На время я потерял Сережу из виду, потому что и сам ушел из Литинститута, проучившись всего полтора года. Пришел новый ректор, стал наводить свои порядки, и мне они не понравились. Стипендия была 22 рубля, студенты подрабатывали кто как может. Кто писал рецензии на самотек, неиссякаемым потоком приходивший в редакции, кто подхалтуривал в ведомственных изданиях вроде «Мясомолочная промышленность» и «К новой жизни» — ежемесячника Главного управления по исполнению наказаний МВД СССР, где студентов Литинститута привечали и печатали их очерки на отрывных страницах под рубрикой «Прочти и передай товарищу». Я ездил в командировки от «Смены». Времени для всяческих халтур и командировок было вдоволь — ходить на лекции не заставляли, а за пропуски вычитали из стипендии. Мне случилось однажды получить 1 руб.17 коп. Новый ректор сделал посещение лекций обязательным под страхом отчисления. Я не стал дожидаться, пока меня отчислят.

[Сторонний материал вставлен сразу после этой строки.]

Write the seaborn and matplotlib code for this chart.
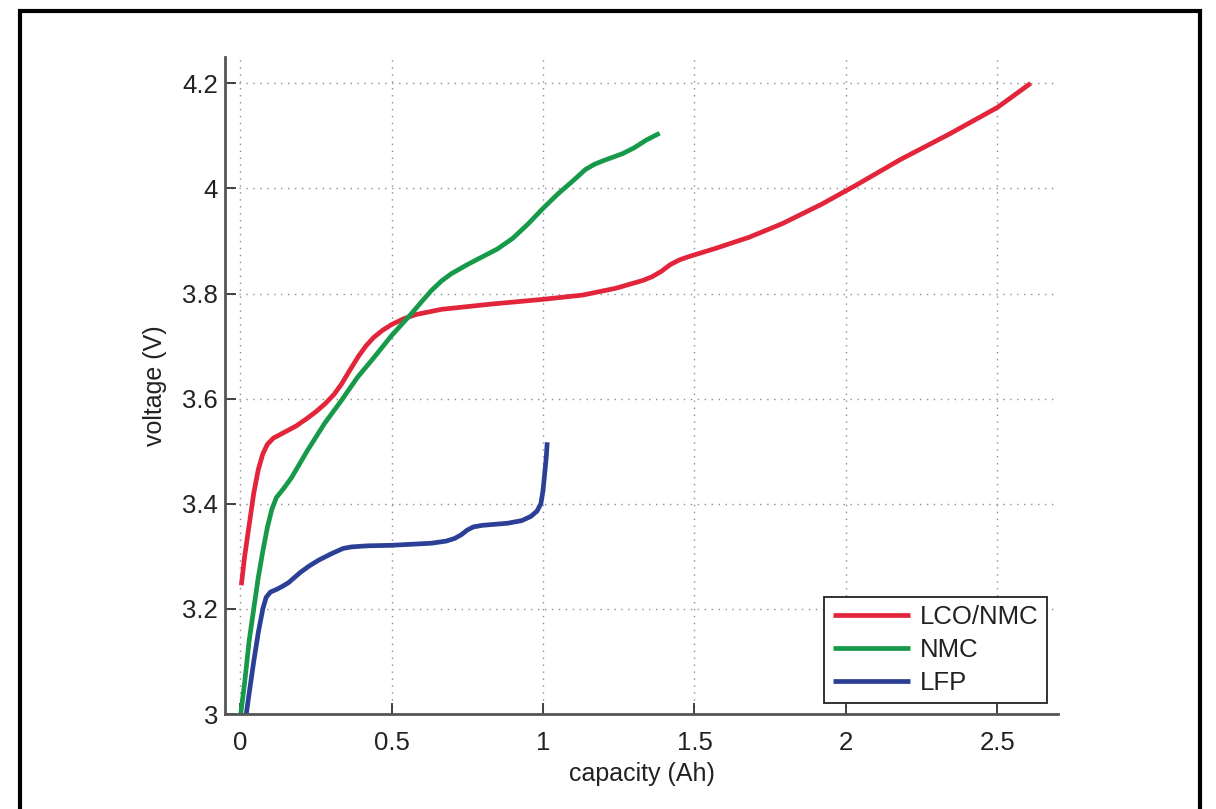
import numpy as np
import pandas as pd
import matplotlib
matplotlib.use("Agg")
import matplotlib.pyplot as plt
import seaborn as sns
from matplotlib.patches import Rectangle

series_names = ["LCO/NMC", "NMC", "LFP"]
colors = ["#e2253a", "#17994a", "#2b3f96"]

lco_cap = [0.004, 0.015, 0.03, 0.045, 0.06, 0.075, 0.09, 0.11, 0.146, 0.185, 0.22, 0.25,
           0.28, 0.31, 0.335, 0.36, 0.39, 0.415, 0.44, 0.47, 0.5, 0.54, 0.58, 0.665,
           0.83, 1.0, 1.13, 1.24, 1.33, 1.36, 1.39, 1.42, 1.45, 1.48, 1.57, 1.68, 1.79,
           1.92, 2.03, 2.18, 2.34, 2.5, 2.61]
lco_v = [3.245, 3.30, 3.36, 3.42, 3.465, 3.495, 3.513, 3.525, 3.536, 3.548, 3.562, 3.575,
         3.59, 3.608, 3.628, 3.652, 3.68, 3.70, 3.716, 3.73, 3.741, 3.752, 3.76, 3.77,
         3.78, 3.789, 3.797, 3.81, 3.825, 3.832, 3.842, 3.855, 3.864, 3.87, 3.886, 3.907, 3.933,
         3.97, 4.005, 4.055, 4.103, 4.154, 4.2]

nmc_cap = [0.0, 0.015, 0.03, 0.045, 0.06, 0.075, 0.09, 0.105, 0.12, 0.145, 0.17, 0.223,
           0.279, 0.335, 0.388, 0.443, 0.5, 0.566, 0.6, 0.632, 0.665, 0.698, 0.75, 0.8,
           0.85, 0.9, 0.95, 1.0, 1.05, 1.1, 1.14, 1.17, 1.2, 1.262, 1.3, 1.341, 1.385]
nmc_v = [2.99, 3.06, 3.14, 3.20, 3.26, 3.31, 3.355, 3.39, 3.412, 3.43, 3.45, 3.502,
         3.553, 3.597, 3.641, 3.679, 3.72, 3.762, 3.785, 3.806, 3.824, 3.838, 3.855, 3.87,
         3.885, 3.905, 3.932, 3.962, 3.99, 4.015, 4.036, 4.046, 4.053, 4.066, 4.077, 4.092, 4.105]

lfp_cap = [0.018, 0.03, 0.045, 0.06, 0.075, 0.086, 0.1, 0.12, 0.14, 0.16, 0.18, 0.2,
           0.229, 0.26, 0.305, 0.34, 0.368, 0.42, 0.5, 0.632, 0.68, 0.708, 0.73, 0.75,
           0.77, 0.8, 0.883, 0.93, 0.96, 0.98, 0.993, 1.0, 1.006, 1.011, 1.014]
lfp_v = [2.99, 3.04, 3.10, 3.155, 3.20, 3.222, 3.232, 3.237, 3.243, 3.25, 3.26, 3.27,
         3.282, 3.293, 3.306, 3.315, 3.318, 3.32, 3.321, 3.325, 3.329, 3.334, 3.341, 3.35,
         3.356, 3.359, 3.363, 3.368, 3.376, 3.386, 3.40, 3.425, 3.46, 3.49, 3.517]

x_ticks = [0, 0.5, 1, 1.5, 2, 2.5]
x_tick_labels = ["0", "0.5", "1", "1.5", "2", "2.5"]
y_ticks = [3, 3.2, 3.4, 3.6, 3.8, 4, 4.2]
y_tick_labels = ["3", "3.2", "3.4", "3.6", "3.8", "4", "4.2"]

frames = []
for name, caps, vs in zip(series_names, [lco_cap, nmc_cap, lfp_cap], [lco_v, nmc_v, lfp_v]):
    frames.append(pd.DataFrame({"capacity": caps, "voltage": vs, "chem": name}))
df = pd.concat(frames, ignore_index=True)

sns.set_theme(style="white")
plt.rcParams["font.family"] = ["Liberation Sans", "DejaVu Sans"]

fig = plt.figure(figsize=(12.16, 8.09), dpi=100)
ax = fig.add_axes([0.185, 0.1174, 0.685, 0.8121])

sns.lineplot(data=df, x="capacity", y="voltage", hue="chem", hue_order=series_names,
             palette=colors, sort=False, estimator=None, linewidth=3.4, ax=ax)
for ln in ax.get_lines():
    ln.set_solid_joinstyle("round")
    ln.set_solid_capstyle("butt")

ax.set_xlim(-0.05, 2.7)
ax.set_ylim(3.0, 4.25)
ax.set_xticks(x_ticks)
ax.set_xticklabels(x_tick_labels)
ax.set_yticks(y_ticks)
ax.set_yticklabels(y_tick_labels)
ax.grid(True, linestyle=(0, (1, 4)), color="#8c8c8c", linewidth=1.0)
ax.tick_params(direction="in", length=8, width=1.3, color="#333333", labelsize=18.5,
               labelcolor="#222222", left=True, bottom=True)
ax.tick_params(axis="y", pad=5)
ax.tick_params(axis="x", pad=12)
for s in ["top", "right"]:
    ax.spines[s].set_visible(False)
for s in ["left", "bottom"]:
    ax.spines[s].set_color("#555555")
    ax.spines[s].set_linewidth(2.0)
ax.set_xlabel("capacity (Ah)", fontsize=18, color="#222222", labelpad=5)
ax.set_ylabel("voltage (V)", fontsize=18, color="#222222", labelpad=11)

leg = ax.legend(loc="lower right", bbox_to_anchor=(0.987, 0.0167), borderaxespad=0,
                fontsize=18.5, frameon=True, fancybox=False, handlelength=3.0,
                handletextpad=0.4, labelspacing=0.34, borderpad=0.33)
leg.get_frame().set_edgecolor("#222222")
leg.get_frame().set_linewidth(1.3)
leg.get_frame().set_alpha(1.0)
for t in leg.get_texts():
    t.set_color("#222222")

fig.patches.append(Rectangle((0.0164, -0.02), 0.9704, 1.0064, transform=fig.transFigure,
                             fill=False, edgecolor="black", linewidth=3))

fig.savefig("out.png", dpi=100)
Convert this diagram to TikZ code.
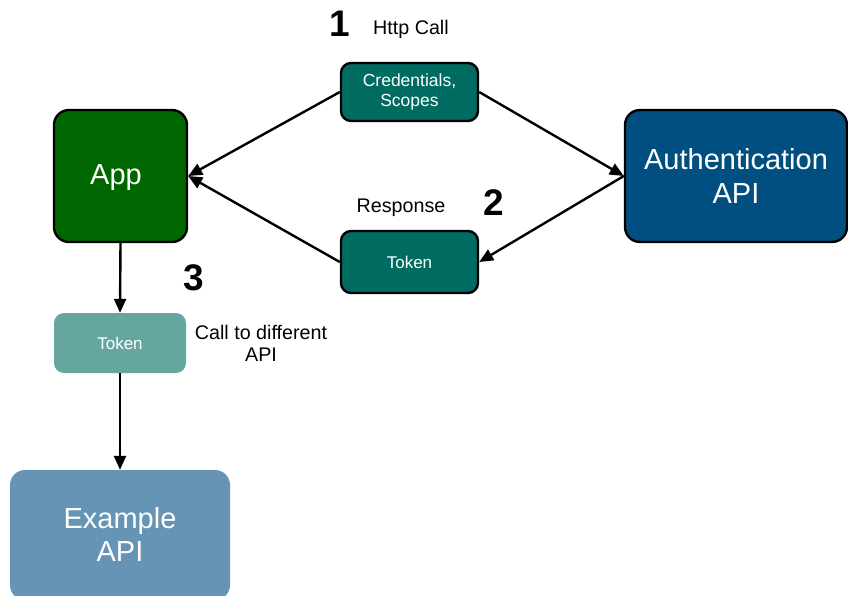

Прошло года четыре. Однажды летом Сережа разыскал меня и попросил о помощи. Как оказалось, при разводе его сына Петю оставили матери, а эта сука сдала его в Дом малютки (или в Дом ребенка, не помню, как он назывался). Сережа обратился в суд с просьбой отдать сына ему, так как мать не в состоянии его содержать, а у него в Шауляе есть все бытовые условия и постоянная работа с высокой зарплатой (он тогда уже был бригадиром электриков на крупной птицефабрике). Суд отказал. Сережа обжаловал решение. Апелляцию отклонили. Но и смириться с тем, что его ребенок у чужих людей, он не мог.